著者はフィンランドの進化生物学者トゥオマス・アイヴェロ。マダガスカルでネズミキツネザルを対象にパラサイト(寄生生物)などについての研究をしていました。本書ではその当時のエピソードをはさみながら、パラサイトや感染症についてわかりやすく解説しています。パラサイトと聞くとなにかグロテスクな生き物を想像してしまうのですが、細菌やウイルスなど自分の体内にも常に存在しているものです。

パラサイトは生き残るため、まるで意思をもっているかのように進化していきます。しかしそれはただの結果でしかありません。困難を乗り越えたパラサイトだけが生き残っているだけのこと。農耕生活や都市生活など人間の行動や選択によってパラサイトは変化せざるえません(当然人間が罹る感染症なども変化していく)。

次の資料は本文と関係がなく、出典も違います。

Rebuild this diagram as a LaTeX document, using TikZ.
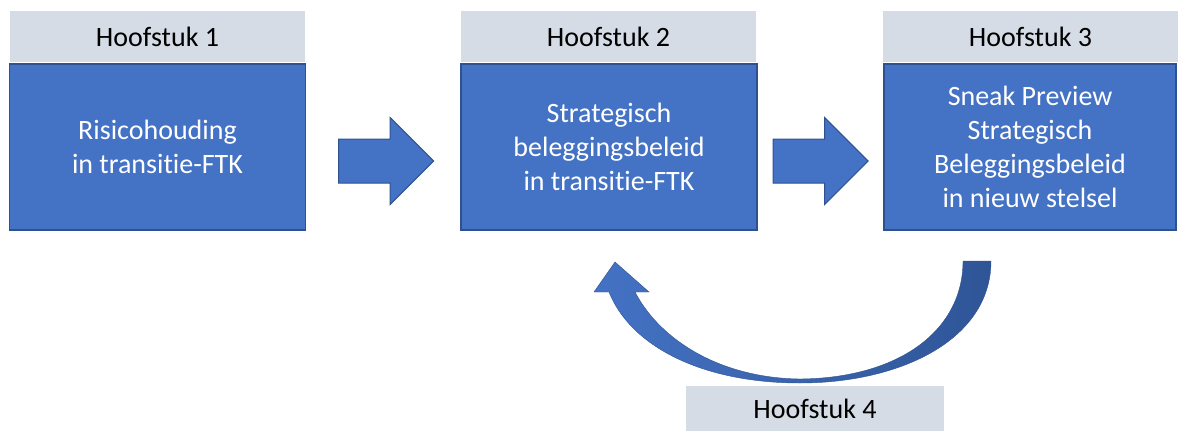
\documentclass[tikz,border=0pt]{standalone}
\usepackage{fontspec}
\setmainfont{Carlito}[Ligatures=NoCommon]
\usetikzlibrary{shapes.arrows,calc}
\definecolor{kopgrijs}{HTML}{D6DCE5}
\definecolor{blokblauw}{HTML}{4472C4}
\definecolor{randblauw}{HTML}{2F528F}
\definecolor{donkerblauw}{HTML}{2F5597}
\tikzset{
  kop/.style={shape=rectangle, fill=kopgrijs, minimum width=295pt, minimum height=51pt,
    inner sep=0pt, font=\fontsize{28}{34}\selectfont},
  blok/.style={shape=rectangle, draw=randblauw, line width=1.2pt, fill=blokblauw, text=white,
    minimum width=296pt, minimum height=166pt, align=center, font=\fontsize{28}{34}\selectfont},
  pijl/.style={shape=single arrow, draw=randblauw, fill=blokblauw, line width=1pt,
    inner xsep=0pt, inner ysep=21.5pt, single arrow head extend=21.5pt, minimum height=95pt,
    anchor=tail}
}
\begin{document}
\begin{tikzpicture}[x=1pt, y=-1pt]
    \useasboundingbox (0, 0) rectangle (1178, 431);

    \node [kop] (kop1) at (157.5, 36.5) {Hoofstuk 1};
    \node [kop] (kop2) at (608.5, 36.5) {Hoofstuk 2};
    \node [kop] (kop3) at (1030.5, 36.5) {Hoofstuk 3};
    \node [kop, minimum width=258pt, minimum height=45pt] (kop4) at (815, 408.5) {Hoofstuk 4};

    \node [blok] (blok1) at (157.5, 147) {Risicohouding\\in transitie-FTK};
    \node [blok] (blok2) at (609, 147) {Strategisch\\beleggingsbeleid\\in transitie-FTK};
    \node [blok, minimum width=292pt] (blok3) at (1030, 147) {Sneak Preview\\Strategisch\\Beleggingsbeleid\\in nieuw stelsel};

    % pijlen tussen de blokken
    \node [pijl] (pijl1) at ($(blok1.east)+(32, 14)$) {};
    \node [pijl] (pijl2) at ($(blok2.east)+(15, 14)$) {};

    % terug van hoofstuk 3 naar 2
    \shadedraw [left color=blokblauw, right color=donkerblauw, draw=randblauw, line width=0.4pt]
      (991, 261) .. controls (991, 340) and (900, 383) .. (800, 383)
      .. controls (700, 383) and (630, 345) .. (609, 292)
      -- (594, 292) -- (615, 262) -- (649, 292) -- (635, 292)
      .. controls (660, 340) and (720, 378) .. (800, 379)
      .. controls (900, 378) and (963, 330) .. (963, 261) -- cycle;
\end{tikzpicture}
\end{document}
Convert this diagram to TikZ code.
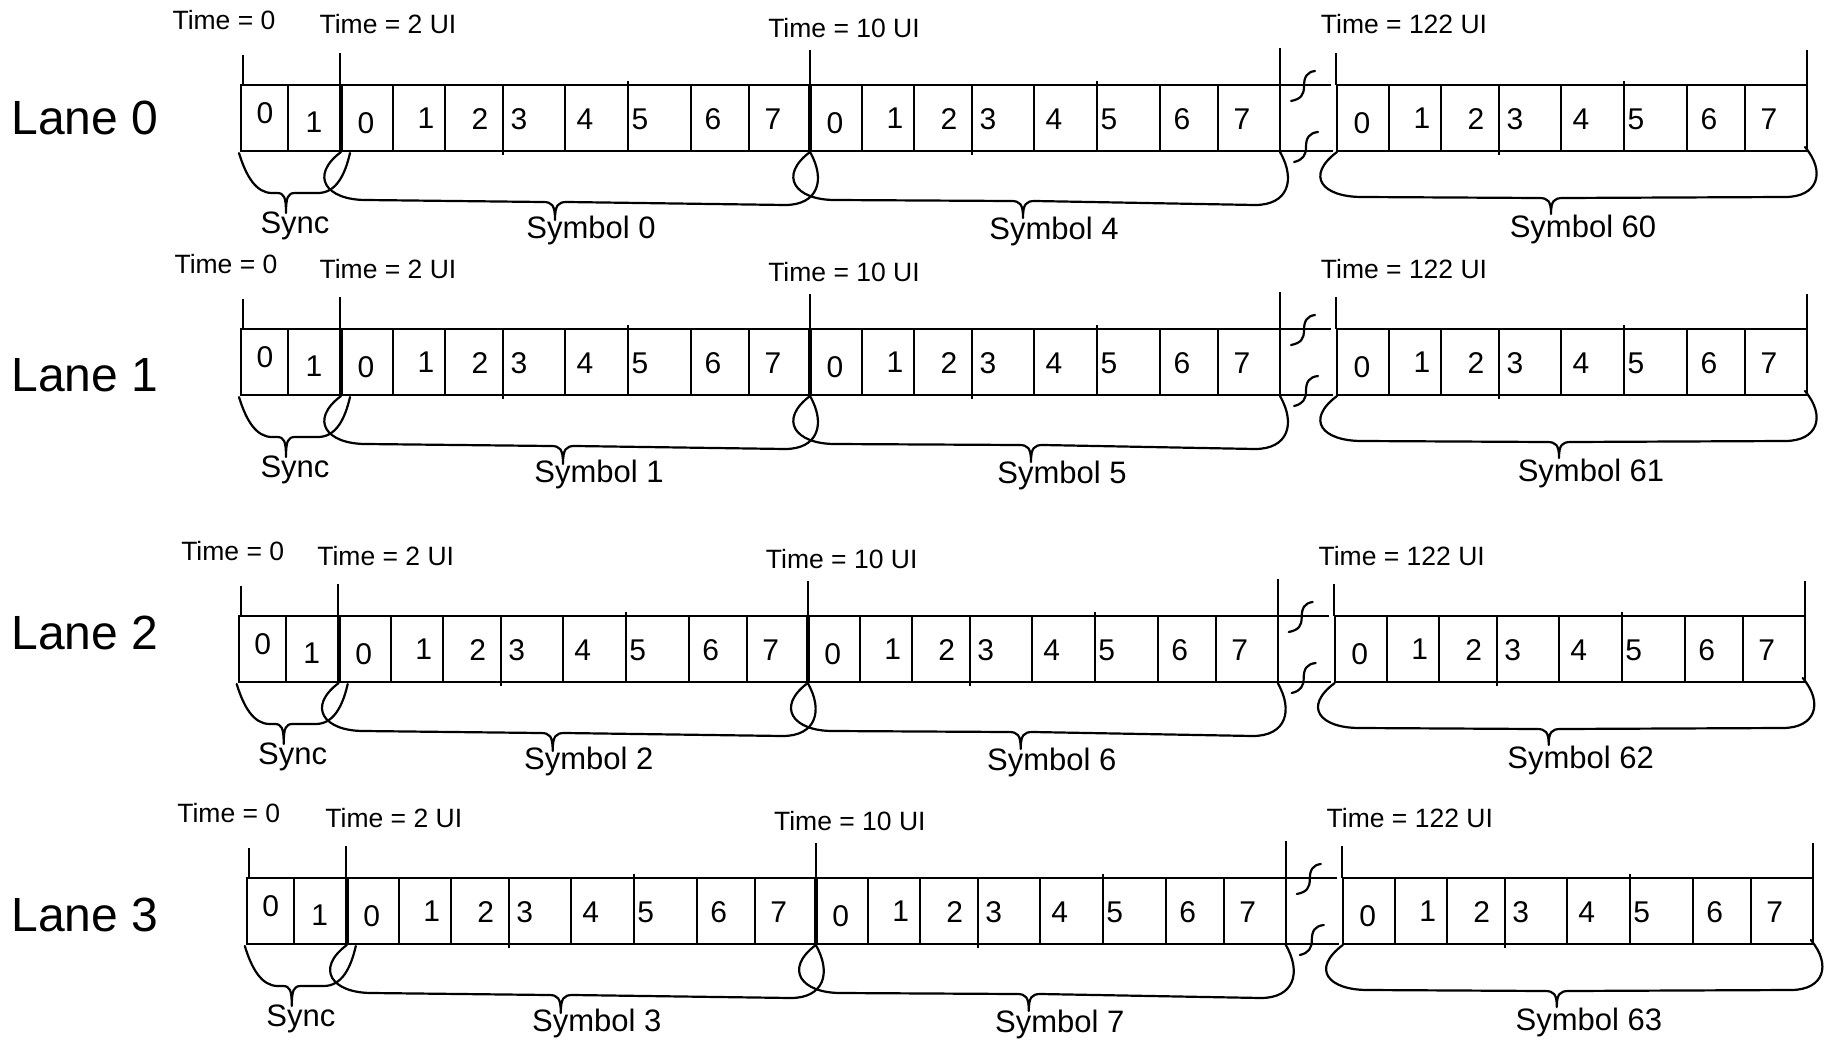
\documentclass[tikz,border=0pt]{standalone}
\usepackage{fontspec}
\setmainfont{Liberation Sans}
\tikzset{
  ln/.style={line width=2pt},
  thk/.style={line width=3.6pt},
  brc/.style={line width=2.2pt, line join=round, line cap=round},
  dig/.style={anchor=base, inner sep=0pt, font=\fontsize{30}{36}\selectfont},
  tim/.style={anchor=base, inner sep=0pt, font=\fontsize{26.5}{32}\selectfont},
  lab/.style={anchor=base, inner sep=0pt, font=\fontsize{31}{37}\selectfont},
  lanelab/.style={anchor=base, inner sep=0pt, font=\fontsize{48}{56}\selectfont},
}
% #1 dx, #2 dy, #3 lane, #4 #5 #6 symbol numbers, #7 label dx, #8 time0 dx, #9 lane label baseline
\newcommand{\drawlane}[9]{%
\begin{scope}[shift={(#1,#2)}]
  % lane label
  \node[lanelab] (lane#3) at (85-#1,#9) {Lane #3};
  % time labels
  \node[tim] (tz#3) at (224+#8,29.5) {Time = 0};
  \node[tim] (tb#3) at (388,34) {Time = 2 UI};
  \node[tim] (tc#3) at (844,37.5) {Time = 10 UI};
  \node[tim] (td#3) at (1404,34) {Time = 122 UI};
  % ticks
  \draw[ln] (243,55) -- (243,85);
  \draw[ln] (340,53) -- (340,85);
  \draw[ln] (810,50) -- (810,85);
  \draw[ln] (1280,48) -- (1280,85);
  \draw[ln] (1336,53) -- (1336,85);
  \draw[ln] (1807,50) -- (1807,85);
  % sync box
  \draw[ln] (241,85) rectangle (340,151);
  \draw[ln] (288,85) -- (288,151);
  \node[dig] (sa#3) at (265,123) {0};
  \node[dig] (sb#3) at (314,132) {1};
  % main strip
  \draw[ln] (341,85) -- (1331,85);
  \draw[ln] (341,151) -- (1333,151);
  \draw[ln] (1337,85) rectangle (1807,151);
  \draw[thk] (341,85) -- (341,151);
  \draw[thk] (810,85) -- (810,151);
  \draw[ln] (1280,85) -- (1280,151);
  \foreach \s/\n in {341/a,810/b,1337/c}{
    \foreach \o in {52,104,224,350,408}{
      \draw[ln] (\s+\o,85) -- (\s+\o,151);
    }
    \draw[ln] (\s+162,85) -- (\s+162,155);
    \draw[ln] (\s+287,81) -- (\s+287,151);
    \foreach \d/\o/\yy in {0/25/133,1/85/128.5,2/139/129,3/178/129,4/244/129,5/299/129,6/372/129,7/432/129}{
      \node[dig] (c\n\d-#3) at (\s+\o,\yy) {\d};
    }
  }
  % break marks
  \draw[brc] (1291,101) .. controls (1301,99) and (1304,95) .. (1304,86)
             .. controls (1304,77) and (1307,72) .. (1315,71);
  \draw[brc] (1294,162) .. controls (1303,160) and (1306,155) .. (1306,147)
             .. controls (1306,138) and (1309,133) .. (1318,132);
  % braces
  \draw[brc] (239,153) .. controls (246,176) and (256,193) .. (272,193) -- (277,193)
     .. controls (284,193) and (286,197) .. (286,213)
     .. controls (286,197) and (288,193) .. (295,193) -- (318,193)
     .. controls (336,193) and (345,175) .. (350,153);
  \draw[brc] (341,152) .. controls (309,176) and (326,200) .. (366,200)
     -- (543+#7,202) .. controls (552+#7,202) and (555+#7,205) .. (555+#7,220)
     .. controls (555+#7,205) and (558+#7,202) .. (567+#7,202)
     -- (785,205) .. controls (818,205) and (826,180) .. (810,152);
  \draw[brc] (810,152) .. controls (778,176) and (795,200) .. (835,200)
     -- (1011+#7,201) .. controls (1020+#7,201) and (1023+#7,204) .. (1023+#7,218)
     .. controls (1023+#7,204) and (1026+#7,201) .. (1035+#7,201)
     -- (1255,205) .. controls (1288,205) and (1296,180) .. (1280,152);
  \draw[brc] (1337,152) .. controls (1305,176) and (1322,197) .. (1362,197)
     -- (1539+#7,198) .. controls (1548+#7,198) and (1551+#7,201) .. (1551+#7,214)
     .. controls (1551+#7,201) and (1554+#7,198) .. (1563+#7,198)
     -- (1785,197) .. controls (1818,197) and (1826,172) .. (1805,147);
  % brace labels
  \node[lab] (sy#3) at (295,233) {Sync};
  \node[lab] (ya#3) at (591+#7,238) {Symbol #4};
  \node[lab] (yb#3) at (1054+#7,239) {Symbol #5};
  \node[lab] (yc#3) at (1583+#7,237) {Symbol #6};
\end{scope}}
\begin{document}
\begin{tikzpicture}[x=1pt,y=-1pt]
  \useasboundingbox (0,0) rectangle (1831,1041);
  \drawlane{0}{0}{0}{0}{4}{60}{0}{0}{134}
  \drawlane{0}{244}{1}{1}{5}{61}{8}{2}{147}
  \drawlane{-2.3}{531}{2}{2}{6}{62}{0}{11}{118}
  \drawlane{5.8}{793}{3}{3}{7}{63}{0}{-1}{138}
\end{tikzpicture}
\end{document}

フィンランドでは2018年に出版されたのですが、パンデミック以降の2020年秋に追記された文章があります。過去に起こったペストやコレラ、スペイン風邪のことを想像すれば、より移動の量や速度が増えた現代ではあっという間に世界中に拡がっていくのは当然のことです。そのときに最も影響を受けるのは社会的弱者であることも。すべての生き物が影響し合い、不安定なバランスの上で成り立っている世界であるのだから、利他性や多様性が重要だということをあらためて考えさせられました。人間にはまだ選択肢が残されているのではないでしょうか。

配信では言い忘れたのですが、セルボ貴子さんの「訳者あとがき」がとてもおもしろいです。本を読み終えてからだとその可笑しさが倍増しますので、ぜひどうぞ!

イ:地球温暖化でアラスカの氷河から未知のウイルスなどが発見されたというニュースを思い出しました。
ハ:衛生の基本はとにかく手をよく洗うことだそうです。最近ちょっと自分でも緩んできたのでしっかり洗おうと思います。
ミ:ええ、手洗い大事ですね。


それでは今回はこの辺で、次回もお楽しみに。